DATA SEGMENT ▸
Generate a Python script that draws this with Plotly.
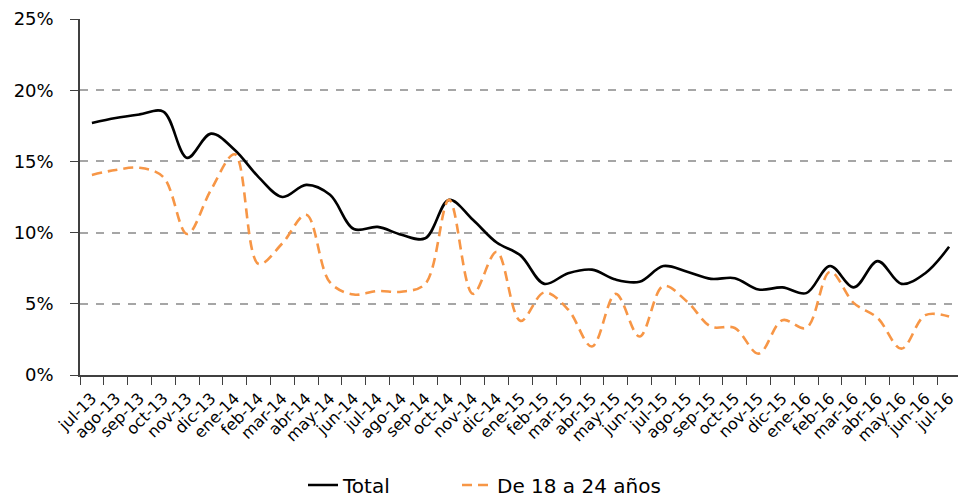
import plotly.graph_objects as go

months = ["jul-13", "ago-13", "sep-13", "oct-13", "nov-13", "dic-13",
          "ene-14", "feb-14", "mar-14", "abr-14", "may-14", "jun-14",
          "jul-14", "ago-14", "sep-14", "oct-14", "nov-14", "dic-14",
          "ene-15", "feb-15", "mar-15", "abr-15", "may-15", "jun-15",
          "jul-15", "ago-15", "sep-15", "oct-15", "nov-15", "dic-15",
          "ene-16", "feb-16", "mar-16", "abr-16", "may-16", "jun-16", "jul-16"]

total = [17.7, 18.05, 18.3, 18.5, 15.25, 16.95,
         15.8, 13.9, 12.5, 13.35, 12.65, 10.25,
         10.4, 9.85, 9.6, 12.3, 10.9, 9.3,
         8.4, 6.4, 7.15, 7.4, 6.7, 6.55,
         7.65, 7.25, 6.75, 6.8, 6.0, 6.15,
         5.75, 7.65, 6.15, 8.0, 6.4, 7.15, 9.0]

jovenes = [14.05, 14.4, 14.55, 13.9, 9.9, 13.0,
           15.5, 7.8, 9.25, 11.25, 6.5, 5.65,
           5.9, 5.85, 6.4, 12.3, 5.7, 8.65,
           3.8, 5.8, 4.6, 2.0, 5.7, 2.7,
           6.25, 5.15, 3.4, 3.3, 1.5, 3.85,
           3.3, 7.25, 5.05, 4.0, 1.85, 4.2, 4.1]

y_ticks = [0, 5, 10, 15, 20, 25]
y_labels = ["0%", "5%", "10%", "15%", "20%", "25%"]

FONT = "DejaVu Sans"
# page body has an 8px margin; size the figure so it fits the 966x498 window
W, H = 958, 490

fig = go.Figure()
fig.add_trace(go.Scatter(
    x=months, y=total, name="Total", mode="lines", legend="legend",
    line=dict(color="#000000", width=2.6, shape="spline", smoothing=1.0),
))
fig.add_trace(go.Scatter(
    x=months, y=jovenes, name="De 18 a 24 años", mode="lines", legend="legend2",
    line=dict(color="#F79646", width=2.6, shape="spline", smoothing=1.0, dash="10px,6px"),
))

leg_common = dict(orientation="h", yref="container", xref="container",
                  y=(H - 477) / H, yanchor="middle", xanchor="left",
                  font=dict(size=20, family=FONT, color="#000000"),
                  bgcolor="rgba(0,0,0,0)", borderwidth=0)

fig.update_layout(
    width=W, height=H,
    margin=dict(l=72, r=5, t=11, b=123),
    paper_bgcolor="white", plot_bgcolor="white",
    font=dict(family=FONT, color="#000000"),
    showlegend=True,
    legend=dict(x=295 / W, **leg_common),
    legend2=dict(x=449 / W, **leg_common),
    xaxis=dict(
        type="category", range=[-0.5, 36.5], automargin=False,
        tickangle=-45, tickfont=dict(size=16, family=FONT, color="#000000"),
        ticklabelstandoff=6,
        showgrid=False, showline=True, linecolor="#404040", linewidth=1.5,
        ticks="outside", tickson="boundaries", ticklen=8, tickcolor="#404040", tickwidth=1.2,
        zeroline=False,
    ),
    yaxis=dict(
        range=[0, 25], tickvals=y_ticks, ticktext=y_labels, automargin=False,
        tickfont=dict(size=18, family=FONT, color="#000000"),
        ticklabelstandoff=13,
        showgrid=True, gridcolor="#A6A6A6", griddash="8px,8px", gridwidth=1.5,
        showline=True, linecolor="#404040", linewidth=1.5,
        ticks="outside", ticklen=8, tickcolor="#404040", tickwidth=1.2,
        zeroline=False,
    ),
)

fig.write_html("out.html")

EXERCISE OBJECTIVE ▸ Reproduce each line word for word and drop the pictures.

OUTPUT FOR THIS EXERCISE ▸
Generate a Python script that draws this with Plotly.
import plotly.graph_objects as go

months = ["jul-13", "ago-13", "sep-13", "oct-13", "nov-13", "dic-13",
          "ene-14", "feb-14", "mar-14", "abr-14", "may-14", "jun-14",
          "jul-14", "ago-14", "sep-14", "oct-14", "nov-14", "dic-14",
          "ene-15", "feb-15", "mar-15", "abr-15", "may-15", "jun-15",
          "jul-15", "ago-15", "sep-15", "oct-15", "nov-15", "dic-15",
          "ene-16", "feb-16", "mar-16", "abr-16", "may-16", "jun-16", "jul-16"]

total = [17.7, 18.05, 18.3, 18.5, 15.25, 16.95,
         15.8, 13.9, 12.5, 13.35, 12.65, 10.25,
         10.4, 9.85, 9.6, 12.3, 10.9, 9.3,
         8.4, 6.4, 7.15, 7.4, 6.7, 6.55,
         7.65, 7.25, 6.75, 6.8, 6.0, 6.15,
         5.75, 7.65, 6.15, 8.0, 6.4, 7.15, 9.0]

jovenes = [14.05, 14.4, 14.55, 13.9, 9.9, 13.0,
           15.5, 7.8, 9.25, 11.25, 6.5, 5.65,
           5.9, 5.85, 6.4, 12.3, 5.7, 8.65,
           3.8, 5.8, 4.6, 2.0, 5.7, 2.7,
           6.25, 5.15, 3.4, 3.3, 1.5, 3.85,
           3.3, 7.25, 5.05, 4.0, 1.85, 4.2, 4.1]

y_ticks = [0, 5, 10, 15, 20, 25]
y_labels = ["0%", "5%", "10%", "15%", "20%", "25%"]

FONT = "DejaVu Sans"
# page body has an 8px margin; size the figure so it fits the 966x498 window
W, H = 958, 490

fig = go.Figure()
fig.add_trace(go.Scatter(
    x=months, y=total, name="Total", mode="lines", legend="legend",
    line=dict(color="#000000", width=2.6, shape="spline", smoothing=1.0),
))
fig.add_trace(go.Scatter(
    x=months, y=jovenes, name="De 18 a 24 años", mode="lines", legend="legend2",
    line=dict(color="#F79646", width=2.6, shape="spline", smoothing=1.0, dash="10px,6px"),
))

leg_common = dict(orientation="h", yref="container", xref="container",
                  y=(H - 477) / H, yanchor="middle", xanchor="left",
                  font=dict(size=20, family=FONT, color="#000000"),
                  bgcolor="rgba(0,0,0,0)", borderwidth=0)

fig.update_layout(
    width=W, height=H,
    margin=dict(l=72, r=5, t=11, b=123),
    paper_bgcolor="white", plot_bgcolor="white",
    font=dict(family=FONT, color="#000000"),
    showlegend=True,
    legend=dict(x=295 / W, **leg_common),
    legend2=dict(x=449 / W, **leg_common),
    xaxis=dict(
        type="category", range=[-0.5, 36.5], automargin=False,
        tickangle=-45, tickfont=dict(size=16, family=FONT, color="#000000"),
        ticklabelstandoff=6,
        showgrid=False, showline=True, linecolor="#404040", linewidth=1.5,
        ticks="outside", tickson="boundaries", ticklen=8, tickcolor="#404040", tickwidth=1.2,
        zeroline=False,
    ),
    yaxis=dict(
        range=[0, 25], tickvals=y_ticks, ticktext=y_labels, automargin=False,
        tickfont=dict(size=18, family=FONT, color="#000000"),
        ticklabelstandoff=13,
        showgrid=True, gridcolor="#A6A6A6", griddash="8px,8px", gridwidth=1.5,
        showline=True, linecolor="#404040", linewidth=1.5,
        ticks="outside", ticklen=8, tickcolor="#404040", tickwidth=1.2,
        zeroline=False,
    ),
)

fig.write_html("out.html")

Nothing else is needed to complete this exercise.